Benefits of segmenting your user base
Not all your users are the same. Aside from the obvious differentiators such as how often they log into your product, what pricing plan they’re on, and what timezone they’re located in, there are a lot of other considerations that should change how you communicate with this non-homogenous group. The job one customer has hired your product for can contrast greatly with how a customer in the same industry, that came in from the same lead source, located in the same city might be using your product. So why would you send these very different users the same tutorial on a feature one is already using daily, invite them to a meetup in a city neither of them lives in, etc.? It is rare that a message will be relevant to every one of your users. Before you push a message out to your entire user base, challenge yourself to group those users into more refined segments. User segmentation benefits not only your customers but also Product Management, Acquisition, and Support teams.
Analyze underlying trends
User segmentation allows Customer Success teams to uncover underlying trends across a large number of customers and users. A starting point for axes to segment users on: when and how you acquired them (useful for cohort analysis), which product(s) they purchased, what kind of paid plan they’re on, which product features they’ve used and when, how engaged they are with Sales/ Support/ Customer Success. All this information will be crucial when you’re trying to define what the commonalities are among your most success customers. Determining what key metrics lead to engaged, happy (and hopefully high paying) customers is arguably the most important project the Customer Success team can take on. The impact of distilling these key actions is widespread- starting with optimizing your marketing sites, filtering down through how the Sales team pitches your products, and influencing how you onboard users and share best practices. You can also expand your research to look for possible correlations between users who gave you a low NPS score and the pricing plan they’re on, if certain salespeople see higher churn rates, and if users are more likely to downgrade their plan if they rarely log in.
Scale your Customer Success team’s impact
Diving your user base through user segmentation will also allow the Customer Success team to scale their efforts by automating some of their communication with customers- without needing to sacrifice authenticity. Once you’ve identified the key actions that increase the likelihood that a user will be successful with your product, you can automate parts of the signup and onboarding process to drive them towards taking those actions. It also lets the Customer Success team carve out phases of the customer journey when certain priorities reign supreme. Onboarding is one of these sacred periods when you want to avoid sending users messages that are not completely vital and could potentially distract from their long term success. Feedback the Customer Success team passes on to the Product team can now include a more defined scale of impact and context and rely less on anecdotal evidence.
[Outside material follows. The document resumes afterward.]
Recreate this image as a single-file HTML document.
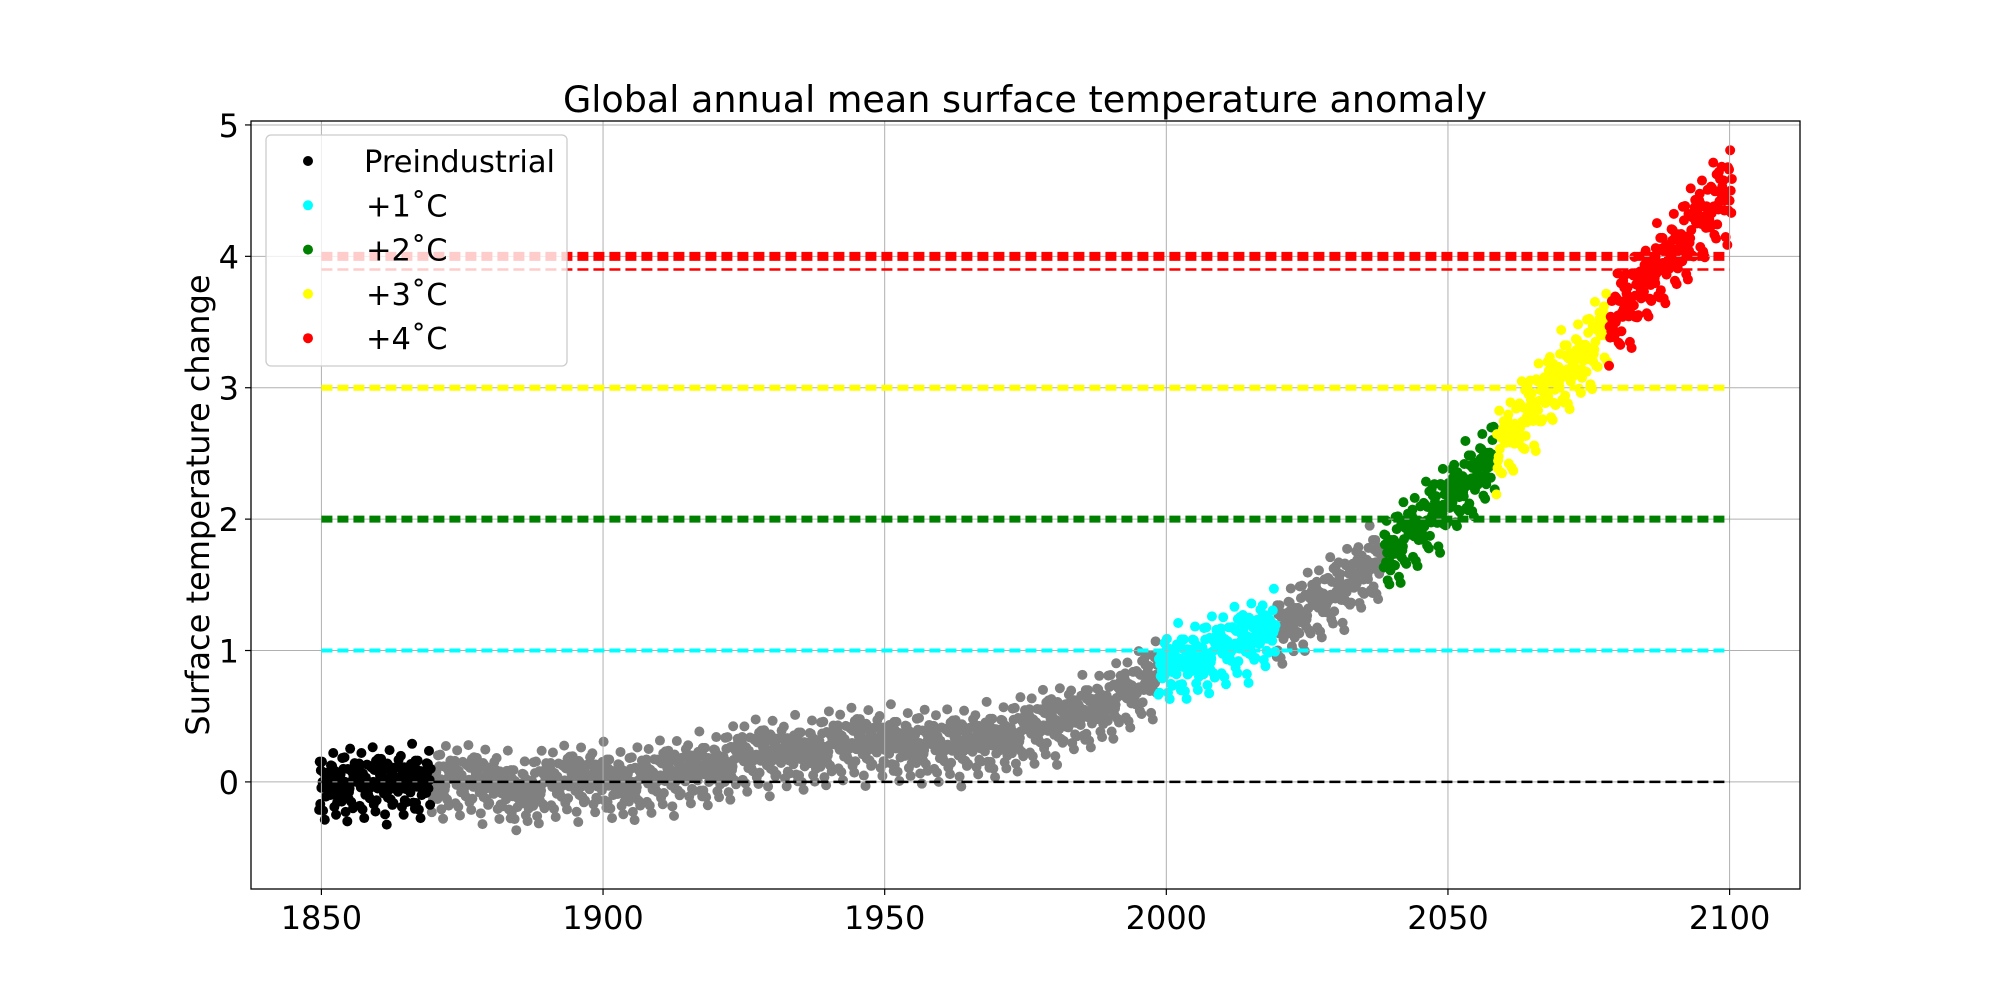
<!DOCTYPE html>
<html><head><meta charset="utf-8"><style>
html,body{margin:0;padding:0;background:#fff;}
svg{display:block;font-family:"DejaVu Sans","Liberation Sans",sans-serif;}
</style></head><body>
<svg id="chart" width="2000" height="1000">
<rect width="2000" height="1000" fill="#fff"/>
<text x="1025" y="112" font-size="36.5" text-anchor="middle">Global annual mean surface temperature anomaly</text>
<text transform="translate(209,505) rotate(-90)" font-size="32" text-anchor="middle">Surface temperature change</text>
<g id="marks"></g>
<g id="grid"></g>
<g id="lines"></g>
<g id="axes"></g>
<g id="legend"></g>
</svg>
<script>
const meanYears=[1850,1855,1860,1865,1870,1875,1880,1885,1890,1895,1900,1905,1910,1915,1920,1925,1930,1935,1940,1945,1950,1955,1960,1965,1970,1975,1980,1985,1990,1995,2000,2005,2010,2015,2020,2025,2030,2035,2040,2045,2050,2055,2060,2065,2070,2075,2080,2085,2090,2095,2100];
const meanValues=[0,0,0,0,0.02,0.02,0.0,-0.08,0.0,0.02,0.02,0.0,0.05,0.08,0.12,0.2,0.22,0.22,0.28,0.3,0.3,0.3,0.28,0.3,0.33,0.4,0.45,0.52,0.62,0.72,0.88,0.95,1.02,1.1,1.18,1.32,1.45,1.6,1.78,1.95,2.15,2.35,2.58,2.85,3.1,3.3,3.55,3.8,4.05,4.3,4.5];
const memberOffsets=[-0.25,-0.14,-0.05,0.0,0.07,0.14,0.22,-0.19,0.11];
const memberVariation=[1.0,0.6,1.2,0.8,-0.4,1.1,0.5,0.9,-0.7,1.3,0.7,0.3,1.0,-0.2,0.85,1.15,0.4];
const xJitter=[-0.4,-0.2,0,0.2,0.4,-0.3,0.1,0.3,-0.1];
const windowNames=["Preindustrial","+1˚C","+2˚C","+3˚C","+4˚C"];
const windowColors=["black","cyan","green","yellow","red"];
const windowStart=[1850,1999,2039,2059,2079];
const windowEnd=[1869,2019,2058,2078,2100];
const levelValues=[0,1,2,3,4,3.9];
const levelColors=["black","cyan","green","yellow","red","red"];
const levelWidths=[2.5,4,7,6,9,2.5];
const xTicks=[1850,1900,1950,2000,2050,2100];
const yTicks=[0,1,2,3,4,5];

const L=251,R=1800,T=121,B=889;
const xMin=1837.5,xMax=2112.5,yMin=-0.815,yMax=5.03;
const X=v=>L+(v-xMin)/(xMax-xMin)*(R-L);
const Y=v=>B-(v-yMin)/(yMax-yMin)*(B-T);
const NS="http://www.w3.org/2000/svg";
function mk(tag,attrs,parent){const e=document.createElementNS(NS,tag);for(const k in attrs)e.setAttribute(k,attrs[k]);parent.appendChild(e);return e;}
function meanAt(yr){for(let i=0;i<meanYears.length-1;i++){if(yr<=meanYears[i+1]){const t=(yr-meanYears[i])/(meanYears[i+1]-meanYears[i]);return meanValues[i]+t*(meanValues[i+1]-meanValues[i]);}}return meanValues[meanValues.length-1];}

const marks=document.getElementById('marks');
const linesG=document.getElementById('lines');
levelValues.forEach((v,i)=>{
  const ln=mk('line',{x1:X(1850),x2:X(2100),y1:Y(v),y2:Y(v),stroke:levelColors[i],'stroke-width':levelWidths[i],'stroke-dasharray':'11,5'},linesG);
  
  
});
const grayG=mk('g',{},marks),colG=mk('g',{},marks);
for(let yr=1850;yr<=2100;yr++){
  let w=-1;for(let k=0;k<windowStart.length;k++){if(yr>=windowStart[k]&&yr<=windowEnd[k])w=k;}
  memberOffsets.forEach((off,m)=>{
    const vv=memberVariation[(yr+m*5)%memberVariation.length];
    const val=meanAt(yr)+off*vv*(1+Math.max(0,meanAt(yr))*0.06);
    const col=w>=0?windowColors[w]:'gray';
    const c=mk('circle',{cx:X(yr+xJitter[m]),cy:Y(val),r:5,fill:col},w>=0?colG:grayG);
    
    
  });
}
const grid=document.getElementById('grid');
xTicks.forEach(t=>{const g=mk('line',{x1:X(t),x2:X(t),y1:T,y2:B,stroke:'#b0b0b0','stroke-width':1},grid);});
yTicks.forEach(t=>{const g=mk('line',{x1:L,x2:R,y1:Y(t),y2:Y(t),stroke:'#b0b0b0','stroke-width':1},grid);});
const axes=document.getElementById('axes');
const fr=mk('rect',{x:L,y:T,width:R-L,height:B-T,fill:'none',stroke:'black','stroke-width':1.3},axes);

xTicks.forEach(t=>{
  mk('line',{x1:X(t),x2:X(t),y1:B,y2:B+6,stroke:'black','stroke-width':1.2},axes);
  const tx=mk('text',{x:X(t),y:B+40,'font-size':32,'text-anchor':'middle'},axes);tx.textContent=t;
  
});
yTicks.forEach(t=>{
  mk('line',{x1:L-6,x2:L,y1:Y(t),y2:Y(t),stroke:'black','stroke-width':1.2},axes);
  const tx=mk('text',{x:L-12,y:Y(t)+12,'font-size':32,'text-anchor':'end'},axes);tx.textContent=t;
  
});
const lg=document.getElementById('legend');
const box=mk('rect',{x:266,y:135,width:301,height:231,rx:5,fill:'rgba(255,255,255,0.8)',stroke:'#cccccc','stroke-width':1.3},lg);

windowNames.forEach((n,i)=>{
  const cy=161+i*44.3;
  const c=mk('circle',{cx:308,cy:cy,r:5,fill:windowColors[i]},lg);
  
  const t=mk('text',{x:n==='Preindustrial'?364:366,y:cy+11,'font-size':30.5},lg);t.textContent=n;
  
});
</script>
</body></html>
What type of customers are asking for a feature, and what current or future revenue opportunity do they present for your company? Does the data suggest that our ideal customer profile different than what we originally thought? Finally, by focusing on data like the concrete actions a user has taken versus pre-defined ‘markets’ or ‘customers’, you can more effectively execute marketing, build better products and launch more powerful promotions (source).
Final tips
- Don’t be creepy. It’s possible to make your users uncomfortable by recklessly exposing how much data you’re collecting about them. Having access to your customer’s information is a privilege, not a right. Don’t abuse it and your users will be less apprehensive to give it to you in the future.
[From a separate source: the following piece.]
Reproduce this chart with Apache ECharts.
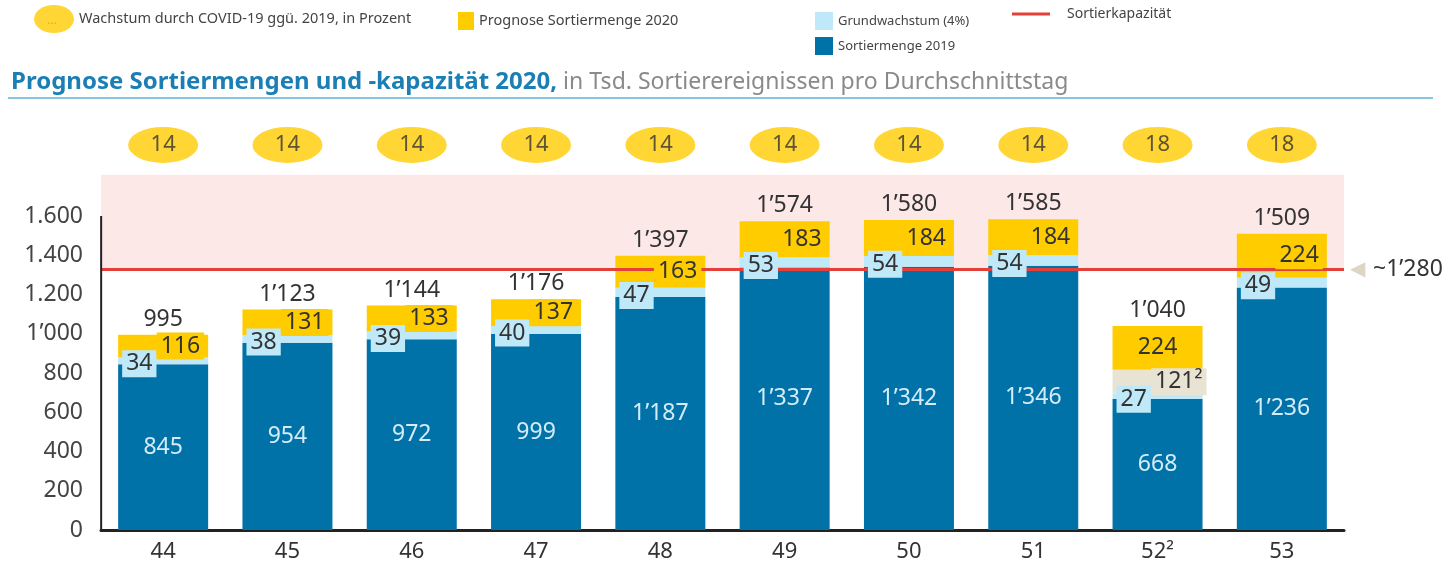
<!DOCTYPE html>
<html>
<head>
<meta charset="utf-8">
<script src="https://cdn.jsdelivr.net/npm/echarts@6/dist/echarts.min.js"></script>
<style>
  html, body { margin: 0; padding: 0; background: #fff; }
  #chart { width: 1453px; height: 568px; }
</style>
</head>
<body>
<div id="chart"></div>
<script>
// Kalenderwochen (52 mit Fussnote)
const weeks = ['44', '45', '46', '47', '48', '49', '50', '51', '52²', '53']
const sortiermenge2019 = [845, 954, 972, 999, 1187, 1337, 1342, 1346, 668, 1236]
const grundwachstum = [34, 38, 39, 40, 47, 53, 54, 54, 27, 49]
const sonderwoche52 = [0, 0, 0, 0, 0, 0, 0, 0, 121, 0]
const prognose2020 = [116, 131, 133, 137, 163, 183, 184, 184, 224, 224]
const totals = [995, 1123, 1144, 1176, 1397, 1574, 1580, 1585, 1040, 1509]
const covidWachstum = [14, 14, 14, 14, 14, 14, 14, 14, 18, 18]
const yTickLabels = ['0', '200', '400', '600', '800', '1’000', '1.200', '1.400', '1.600']

// Kapazitätslinie wie im Original gezeichnet, Beschriftung ~1'280
const kapazitaetLevel = 1330
const kapazitaetLabel = '~1’280'
const ellipseRow = 1962

const FONT = 'Noto Sans'
const C_DARK = '#0072a8'
const C_LIGHT = '#bfe8f9'
const C_YELLOW = '#ffcc00'
const C_BEIGE = '#e9e3d3'
const C_RED = '#e53f3a'

const fmt = n => n >= 1000 ? Math.floor(n / 1000) + '’' + String(n % 1000).padStart(3, '0') : String(n)

const ELLIPSE = 'path://M0,10 A20,10 0 1,1 40,10 A20,10 0 1,1 0,10 Z'
const ELLIPSE_LEG = 'path://M0,14 A20,14 0 1,1 40,14 A20,14 0 1,1 0,14 Z'

var myChart = echarts.init(document.getElementById('chart'))

const boxLabel = (bg, pos) => ({
    show: true,
    position: pos,
    distance: 4,
    fontFamily: FONT,
    fontSize: 23,
    color: '#333',
    backgroundColor: bg,
    padding: [0, 4, 0, 4],
    lineHeight: 27
})

const legText = size => ({ fontFamily: FONT, fontSize: size, color: '#444' })

var option = {
    animation: false,
    textStyle: { fontFamily: FONT },
    title: {
        left: 6,
        top: 65,
        text: '{b|Prognose Sortiermengen und -kapazität 2020,}{n| in Tsd. Sortierereignissen pro Durchschnittstag}',
        textStyle: {
            rich: {
                b: { fontFamily: FONT, fontSize: 24, fontWeight: 'bold', color: '#1b7fb5' },
                n: { fontFamily: FONT, fontSize: 23, fontWeight: 'normal', color: '#8a8a8a' }
            }
        }
    },
    legend: [
        {
            data: ['Wachstum durch COVID-19 ggü. 2019, in Prozent'],
            left: 34, top: 5, padding: 0,
            itemWidth: 40, itemHeight: 28, itemGap: 8,
            icon: ELLIPSE_LEG,
            textStyle: legText(14.5)
        },
        {
            data: ['Prognose Sortiermenge 2020'],
            left: 458, top: 12, padding: 0,
            itemWidth: 16, itemHeight: 18, icon: 'rect',
            textStyle: legText(14.5)
        },
        {
            data: ['Grundwachstum (4%)'],
            left: 815, top: 12, padding: 0,
            itemWidth: 18, itemHeight: 18, icon: 'rect',
            textStyle: legText(13)
        },
        {
            data: ['Sortiermenge 2019'],
            left: 815, top: 37, padding: 0,
            itemWidth: 18, itemHeight: 18, icon: 'rect',
            textStyle: legText(13)
        },
        {
            data: ['Sortierkapazität'],
            left: 1012, top: 7, padding: 0,
            itemWidth: 38, itemHeight: 3, icon: 'rect',
            textStyle: Object.assign(legText(14), { padding: [0, 0, 6, 12] })
        }
    ],
    grid: { left: 101, right: 109, top: 137.5, bottom: 38 },
    xAxis: {
        type: 'category',
        data: weeks,
        axisLine: { lineStyle: { color: '#222', width: 3 } },
        axisTick: { show: false },
        axisLabel: { fontFamily: FONT, fontSize: 22, color: '#333', margin: 11 }
    },
    yAxis: {
        type: 'value',
        min: 0,
        max: 2000,
        interval: 200,
        axisLine: { show: false },
        splitLine: { show: false },
        axisLabel: {
            fontFamily: FONT, fontSize: 23, color: '#444', margin: 18,
            formatter: v => yTickLabels[v / 200] || ''
        }
    },
    series: [
        {
            name: 'Sortiermenge 2019', type: 'bar', stack: 'main', z: 2,
            barWidth: 90, barGap: '-100%',
            itemStyle: { color: C_DARK },
            label: { show: true, position: 'inside', fontSize: 23, color: '#d4ecf8', formatter: p => fmt(p.value) },
            data: sortiermenge2019
        },
        {
            name: 'Grundwachstum (4%)', type: 'bar', stack: 'main', z: 2,
            barWidth: 90, barGap: '-100%',
            itemStyle: { color: C_LIGHT },
            data: grundwachstum
        },
        {
            name: 'Sonderwoche', type: 'bar', stack: 'main', z: 2,
            barWidth: 90, barGap: '-100%',
            itemStyle: { color: C_BEIGE },
            data: sonderwoche52
        },
        {
            name: 'Prognose Sortiermenge 2020', type: 'bar', stack: 'main', z: 2,
            barWidth: 90, barGap: '-100%',
            itemStyle: { color: C_YELLOW },
            label: {
                show: true, position: 'top', distance: 4, fontSize: 23, color: '#333',
                formatter: p => fmt(totals[p.dataIndex])
            },
            data: prognose2020
        },
        {
            name: 'Sortierkapazität', type: 'line', data: [],
            itemStyle: { color: C_RED },
            lineStyle: { color: C_RED },
            markArea: {
                silent: true, z: 1,
                itemStyle: { color: '#fde8e8' },
                data: [[{ yAxis: kapazitaetLevel }, { yAxis: 1810 }]]
            },
            markLine: {
                silent: true, z: 5,
                symbol: ['none', 'none'],
                lineStyle: { color: C_RED, width: 3, type: 'solid' },
                label: {
                    show: true, position: 'end', distance: 6,
                    formatter: '{t|◀} ' + kapazitaetLabel,
                    fontFamily: FONT, fontSize: 23, color: '#333',
                    rich: { t: { fontSize: 20, color: '#dcd6c4', padding: [0, 2, 0, 0] } }
                },
                data: [{ yAxis: kapazitaetLevel }]
            }
        },
        // Beschriftungen über der Kapazitätslinie
        {
            name: 'lbl-grund', type: 'bar', stack: 'ov', z: 6,
            barWidth: 90, barGap: '-100%',
            itemStyle: { color: 'transparent' },
            data: sortiermenge2019
        },
        {
            name: 'lbl-grund2', type: 'bar', stack: 'ov', z: 6,
            barWidth: 90, barGap: '-100%',
            itemStyle: { color: 'transparent' },
            label: Object.assign(boxLabel(C_LIGHT, 'insideLeft'), { offset: [0, 3] }),
            data: grundwachstum
        },
        {
            name: 'lbl-sonder', type: 'bar', stack: 'ov', z: 6,
            barWidth: 90, barGap: '-100%',
            itemStyle: { color: 'transparent' },
            label: Object.assign(boxLabel(C_BEIGE, 'insideRight'), {
                distance: -4,
                formatter: p => p.value ? fmt(p.value) + '²' : ''
            }),
            data: sonderwoche52
        },
        {
            name: 'lbl-prognose', type: 'bar', stack: 'ov', z: 6,
            barWidth: 90, barGap: '-100%',
            itemStyle: { color: 'transparent' },
            label: boxLabel(C_YELLOW, 'insideRight'),
            data: prognose2020.map((v, i) => i === 8
                ? { value: v, label: { position: 'inside', backgroundColor: 'transparent' } }
                : v)
        },
        {
            name: 'Wachstum durch COVID-19 ggü. 2019, in Prozent', type: 'scatter', z: 3,
            symbol: ELLIPSE, symbolSize: [70, 36], symbolKeepAspect: false,
            itemStyle: { color: C_YELLOW },
            label: { show: true, position: 'inside', fontSize: 22, color: '#333', formatter: p => covidWachstum[p.dataIndex] },
            data: covidWachstum.map(() => ellipseRow)
        }
    ]
}

myChart.setOption(option)

// y-Achsenlinie nur bis 1.600, Titel-Unterstrich, Punkte im Legenden-Oval
const axisTop = myChart.convertToPixel({ yAxisIndex: 0 }, 1600)
const axisBottom = myChart.convertToPixel({ yAxisIndex: 0 }, 0)
const axisX = myChart.convertToPixel({ xAxisIndex: 0 }, 0) - 62
myChart.setOption({
    graphic: [
        { type: 'line', shape: { x1: axisX, y1: axisTop, x2: axisX, y2: axisBottom }, style: { stroke: '#222', lineWidth: 2 }, z: 10 },
        { type: 'line', shape: { x1: 8, y1: 98, x2: 1433, y2: 98 }, style: { stroke: '#86c6e3', lineWidth: 2 } },
        { type: 'text', left: 47, top: 15, style: { text: '...', fontSize: 12, fill: '#555', fontFamily: FONT } }
    ]
})

window.onresize = () => {
    myChart.resize()
}
</script>
</body>
</html>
- Consider mapping users up to “companies” or some kind of parent account when appropriate. This will help you avoid spamming a whole company with a message that is really only relevant to certain types of users within the company. For instance, if you’re asking Admin users to enable SPF and DKIM, you should set up your messages to no longer send to future admins once these settings have been enabled.
- User segmentation is not a fix for thoughtless copy/ content. Segmentation doesn’t automatically help you increase the relevance of your message for those users- instead, it helps you decrease irrelevance for your other customers as well as provide a chance to send highly relevant messages to the people receiving your message.
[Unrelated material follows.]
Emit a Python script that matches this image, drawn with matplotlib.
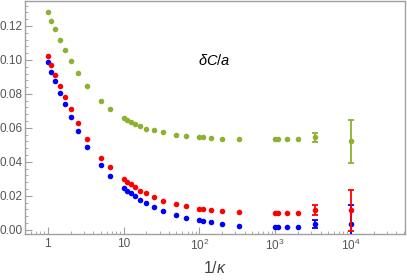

- Although segmenting is really useful, you’re unlikely to find much return on establishing segments if each group has <5 customers. In that instance, unless you have 10+ segments, you are probably just as well off sending 1–1 personal outreaches.
An underlying assumption behind this post is that you have already collected this data about your users. If you haven’t, start doing so ASAP. However, don’t make gathering this information a burden on a new user signing up for your product. Few things are as off-putting as being asked for your hopes and dreams, mother’s maiden name, and eye color when you don’t know how a company plans to use this data and how it will benefit you, the user. You can gradually ask your users for this information and/or automatically detect this information with products like Intercom that can determine a user’s location based on their IP address, the last time they were on your site, etc.